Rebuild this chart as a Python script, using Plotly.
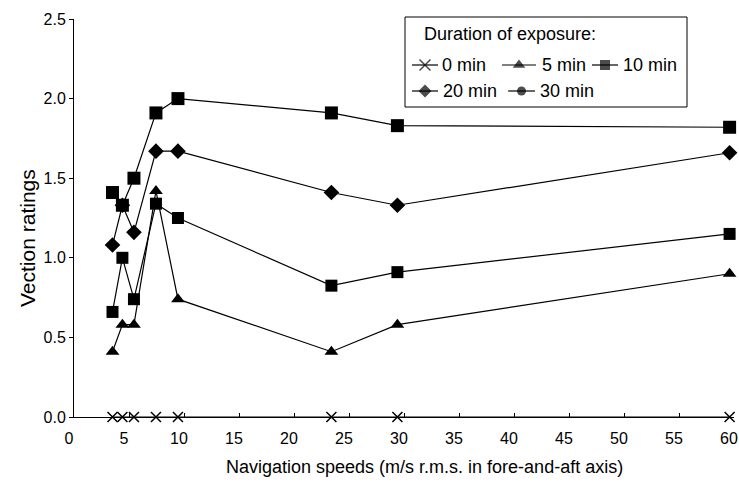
import plotly.graph_objects as go

speeds = [3.5, 4.4, 5.45, 7.45, 9.45, 23.4, 29.4, 59.6]
min0 = [0, 0, 0, 0, 0, 0, 0, 0]
min5 = [0.41, 0.58, 0.58, 1.42, 0.74, 0.41, 0.58, 0.90]
min10 = [0.66, 1.00, 0.74, 1.34, 1.25, 0.825, 0.91, 1.15]
min20 = [1.08, 1.33, 1.16, 1.67, 1.67, 1.41, 1.33, 1.66]
min30 = [1.41, 1.33, 1.50, 1.91, 2.00, 1.91, 1.83, 1.82]

x_ticks = list(range(0, 61, 5))
y_ticks = [0.0, 0.5, 1.0, 1.5, 2.0, 2.5]
y_tick_text = ["0.0", "0.5", "1.0", "1.5", "2.0", "2.5"]

legend_title = "Duration of exposure:"
legend_names = ["0 min", "5 min", "10 min", "20 min", "30 min"]
legend_symbols = ["x-thin", "triangle-up", "square", "diamond", "circle"]

FONT = "Liberation Sans, Arial, sans-serif"
W, H = 739, 486
L, R, T, B = 74, 734, 19, 417  # plot area in pixels
line = dict(color="black", width=1.2)

def px(x):
    return (x - L) / (R - L)

def py(y):
    return (B - y) / (B - T)

fig = go.Figure()

def add(name, y, symbol, size, lw=0):
    fig.add_trace(go.Scatter(
        x=speeds, y=y, name=name, mode="lines+markers",
        line=line,
        marker=dict(symbol=symbol, size=size, color="black",
                    line=dict(color="black", width=lw)),
        cliponaxis=False, showlegend=False))

add("0 min", min0, "x-thin", 10, lw=1.5)
add("5 min", min5, "triangle-up", 12)
add("10 min", min10, "square", 12)
add("20 min", min20, "diamond", 12)
add("30 min", min30, "square", 13)

# ---- hand-built legend (pixel layout on an overlay axis) ----
legend_pos = [  # (segment start, segment end, text start, row centre y) in pixels
    (412, 438, 440, 65),
    (502, 536, 540, 65),
    (592, 618, 621, 65),
    (412, 438, 441, 91),
    (508, 535, 538, 91),
]
legend_sizes = [11, 11, 10, 10, 9]
for name, sym, (x0, x1, tx, yy), sz in zip(legend_names, legend_symbols, legend_pos, legend_sizes):
    fig.add_trace(go.Scatter(
        x=[x0, (x0 + x1) / 2, x1], y=[H - yy] * 3, mode="lines+markers",
        xaxis="x2", yaxis="y2", line=dict(color="black", width=1.2),
        marker=dict(symbol=sym, size=[0, sz, 0], color="black",
                    line=dict(color="black", width=1.5 if sym == "x-thin" else 0)),
        showlegend=False, hoverinfo="skip"))
    fig.add_annotation(text=name, xref="paper", yref="paper", x=px(tx), y=py(yy),
                       xanchor="left", yanchor="middle", showarrow=False,
                       font=dict(size=18))

fig.add_annotation(text=legend_title, xref="paper", yref="paper", x=px(422), y=py(34),
                   xanchor="left", yanchor="middle", showarrow=False, font=dict(size=18))
fig.add_shape(type="rect", xref="paper", yref="paper", x0=px(405), x1=px(687),
              y0=py(107), y1=py(17), line=dict(color="black", width=1),
              fillcolor="white", layer="below")

# axis titles
fig.add_annotation(text="Navigation speeds (m/s r.m.s. in fore-and-aft axis)",
                   xref="paper", yref="paper", x=px(424), y=py(467),
                   xanchor="center", yanchor="middle", showarrow=False, font=dict(size=18))
fig.add_annotation(text="Vection ratings", textangle=-90,
                   xref="paper", yref="paper", x=px(27), y=py(238),
                   xanchor="center", yanchor="middle", showarrow=False, font=dict(size=21))

fig.update_layout(
    width=W, height=H,
    margin=dict(l=L, r=W - R, t=T, b=H - B),
    paper_bgcolor="white", plot_bgcolor="white",
    font=dict(family=FONT, size=16, color="black"),
    showlegend=False,
    xaxis=dict(
        range=[0, 60], tickvals=x_ticks, ticks="inside", ticklen=4, tickcolor="black",
        showline=True, linecolor="black", linewidth=1, showgrid=False, zeroline=False,
        tickfont=dict(size=16), ticklabeloverflow="allow", automargin=False,
        ticklabelstandoff=7, ticklabelshift=-5,
    ),
    yaxis=dict(
        range=[0, 2.5], tickvals=y_ticks, ticktext=y_tick_text, ticks="outside",
        ticklen=4, tickcolor="black", showline=True, linecolor="black", linewidth=1,
        showgrid=False, zeroline=False, tickfont=dict(size=16), automargin=False,
    ),
    xaxis2=dict(overlaying="x", range=[L, R], visible=False, fixedrange=True),
    yaxis2=dict(overlaying="y", range=[H - B, H - T], visible=False, fixedrange=True),
)

fig.write_html("out.html")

□ □ □ □ □ □ □

*Exercise directions*: Using the material above, set down every line exactly, but skip the pictures.

*Completed task*:
Rebuild this chart as a Python script, using Plotly.
import plotly.graph_objects as go

speeds = [3.5, 4.4, 5.45, 7.45, 9.45, 23.4, 29.4, 59.6]
min0 = [0, 0, 0, 0, 0, 0, 0, 0]
min5 = [0.41, 0.58, 0.58, 1.42, 0.74, 0.41, 0.58, 0.90]
min10 = [0.66, 1.00, 0.74, 1.34, 1.25, 0.825, 0.91, 1.15]
min20 = [1.08, 1.33, 1.16, 1.67, 1.67, 1.41, 1.33, 1.66]
min30 = [1.41, 1.33, 1.50, 1.91, 2.00, 1.91, 1.83, 1.82]

x_ticks = list(range(0, 61, 5))
y_ticks = [0.0, 0.5, 1.0, 1.5, 2.0, 2.5]
y_tick_text = ["0.0", "0.5", "1.0", "1.5", "2.0", "2.5"]

legend_title = "Duration of exposure:"
legend_names = ["0 min", "5 min", "10 min", "20 min", "30 min"]
legend_symbols = ["x-thin", "triangle-up", "square", "diamond", "circle"]

FONT = "Liberation Sans, Arial, sans-serif"
W, H = 739, 486
L, R, T, B = 74, 734, 19, 417  # plot area in pixels
line = dict(color="black", width=1.2)

def px(x):
    return (x - L) / (R - L)

def py(y):
    return (B - y) / (B - T)

fig = go.Figure()

def add(name, y, symbol, size, lw=0):
    fig.add_trace(go.Scatter(
        x=speeds, y=y, name=name, mode="lines+markers",
        line=line,
        marker=dict(symbol=symbol, size=size, color="black",
                    line=dict(color="black", width=lw)),
        cliponaxis=False, showlegend=False))

add("0 min", min0, "x-thin", 10, lw=1.5)
add("5 min", min5, "triangle-up", 12)
add("10 min", min10, "square", 12)
add("20 min", min20, "diamond", 12)
add("30 min", min30, "square", 13)

# ---- hand-built legend (pixel layout on an overlay axis) ----
legend_pos = [  # (segment start, segment end, text start, row centre y) in pixels
    (412, 438, 440, 65),
    (502, 536, 540, 65),
    (592, 618, 621, 65),
    (412, 438, 441, 91),
    (508, 535, 538, 91),
]
legend_sizes = [11, 11, 10, 10, 9]
for name, sym, (x0, x1, tx, yy), sz in zip(legend_names, legend_symbols, legend_pos, legend_sizes):
    fig.add_trace(go.Scatter(
        x=[x0, (x0 + x1) / 2, x1], y=[H - yy] * 3, mode="lines+markers",
        xaxis="x2", yaxis="y2", line=dict(color="black", width=1.2),
        marker=dict(symbol=sym, size=[0, sz, 0], color="black",
                    line=dict(color="black", width=1.5 if sym == "x-thin" else 0)),
        showlegend=False, hoverinfo="skip"))
    fig.add_annotation(text=name, xref="paper", yref="paper", x=px(tx), y=py(yy),
                       xanchor="left", yanchor="middle", showarrow=False,
                       font=dict(size=18))

fig.add_annotation(text=legend_title, xref="paper", yref="paper", x=px(422), y=py(34),
                   xanchor="left", yanchor="middle", showarrow=False, font=dict(size=18))
fig.add_shape(type="rect", xref="paper", yref="paper", x0=px(405), x1=px(687),
              y0=py(107), y1=py(17), line=dict(color="black", width=1),
              fillcolor="white", layer="below")

# axis titles
fig.add_annotation(text="Navigation speeds (m/s r.m.s. in fore-and-aft axis)",
                   xref="paper", yref="paper", x=px(424), y=py(467),
                   xanchor="center", yanchor="middle", showarrow=False, font=dict(size=18))
fig.add_annotation(text="Vection ratings", textangle=-90,
                   xref="paper", yref="paper", x=px(27), y=py(238),
                   xanchor="center", yanchor="middle", showarrow=False, font=dict(size=21))

fig.update_layout(
    width=W, height=H,
    margin=dict(l=L, r=W - R, t=T, b=H - B),
    paper_bgcolor="white", plot_bgcolor="white",
    font=dict(family=FONT, size=16, color="black"),
    showlegend=False,
    xaxis=dict(
        range=[0, 60], tickvals=x_ticks, ticks="inside", ticklen=4, tickcolor="black",
        showline=True, linecolor="black", linewidth=1, showgrid=False, zeroline=False,
        tickfont=dict(size=16), ticklabeloverflow="allow", automargin=False,
        ticklabelstandoff=7, ticklabelshift=-5,
    ),
    yaxis=dict(
        range=[0, 2.5], tickvals=y_ticks, ticktext=y_tick_text, ticks="outside",
        ticklen=4, tickcolor="black", showline=True, linecolor="black", linewidth=1,
        showgrid=False, zeroline=False, tickfont=dict(size=16), automargin=False,
    ),
    xaxis2=dict(overlaying="x", range=[L, R], visible=False, fixedrange=True),
    yaxis2=dict(overlaying="y", range=[H - B, H - T], visible=False, fixedrange=True),
)

fig.write_html("out.html")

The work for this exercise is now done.